March 9, 2011 Why is oil traded in tonnes and not litres?
This question takes us back to the old science teacher question; “what is heavier – a tonne of lead or a tonne of feathers?”. The answer of course is that they are both the same weight. After all, a tonne is a tonne – it’s just you need a lot more feathers to make up a tonne than you do lead! So fuel is traded on the same basis, because all grades of fuel have differing weights (ie, density). For example, petrol is lighter than jet fuel, which in turn is lighter than diesel, which is lighter than bitumen and so on. So when a trader buys 10,000 tonnes of fuel he or she knows that they will receive a consistent weight of product, irrespective of how many litres makes up that tonnage.
In addition, there is another practical reason as to why oil is traded in tonnes and that is that liquids contract when they cool. So if a buyer in Sweden buys 10m litres of petrol from the south of France, loads it onto a ship and then sails it to the cooler climate of Stockholm, the product will have contracted by the time it arrives. Consequently, the buyer will receive less than the 10m litres purchased. However, if the buyer has bought the product in tonnes, 10,000 tonnes of petrol in the Mediterranean will still be 10,000 tonnes of petrol by the time it arrives in the Baltic, meaning that on paper at least, the buyer has not lost any of the volume purchased.
Duncan from Truro asked the following question
February 16, 2011 Why is there such a difference in price between Brent Crude and West Texas Intermediate (WTI)?
Technically speaking, Brent crude is able to produce greater amounts of diesel and jet fuel, which have greater world-wide demand than the petrol rich WTI. Nonetheless, both grades should show a similar price, as they are both used as markers for world crude prices. Increasingly though, WTI is becoming an indicator only of North American markets and in particular, the record high inventory position at Cushing Pipeline Terminal in Oklahoma.

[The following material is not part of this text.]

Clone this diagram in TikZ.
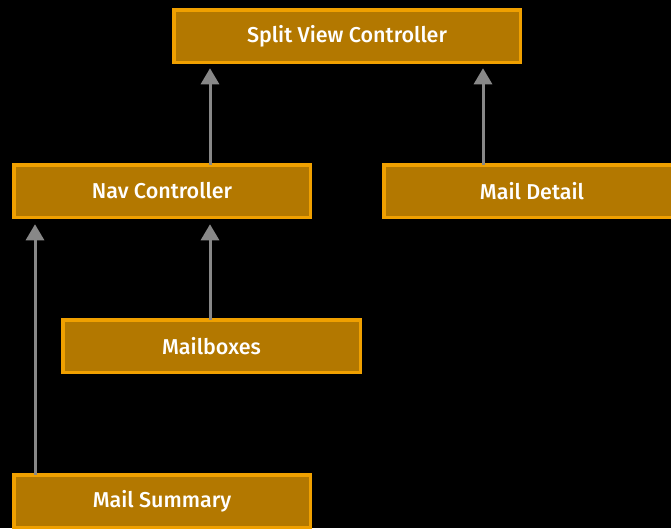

The reasons for these high stock levels are myriad, but the sagging US economy, limited pipeline access out of Cushing and a wish by the US Petroleum Reserve to build strategic stock all play their part. Brent on the other hand, reflects booming oil demand outside of the US. In addition, physical supply is not limited by any landlocked oil terminal and the product index has been well marketed by London’s Petroleum Exchange, so that it really has no serious competitor on world oil markets.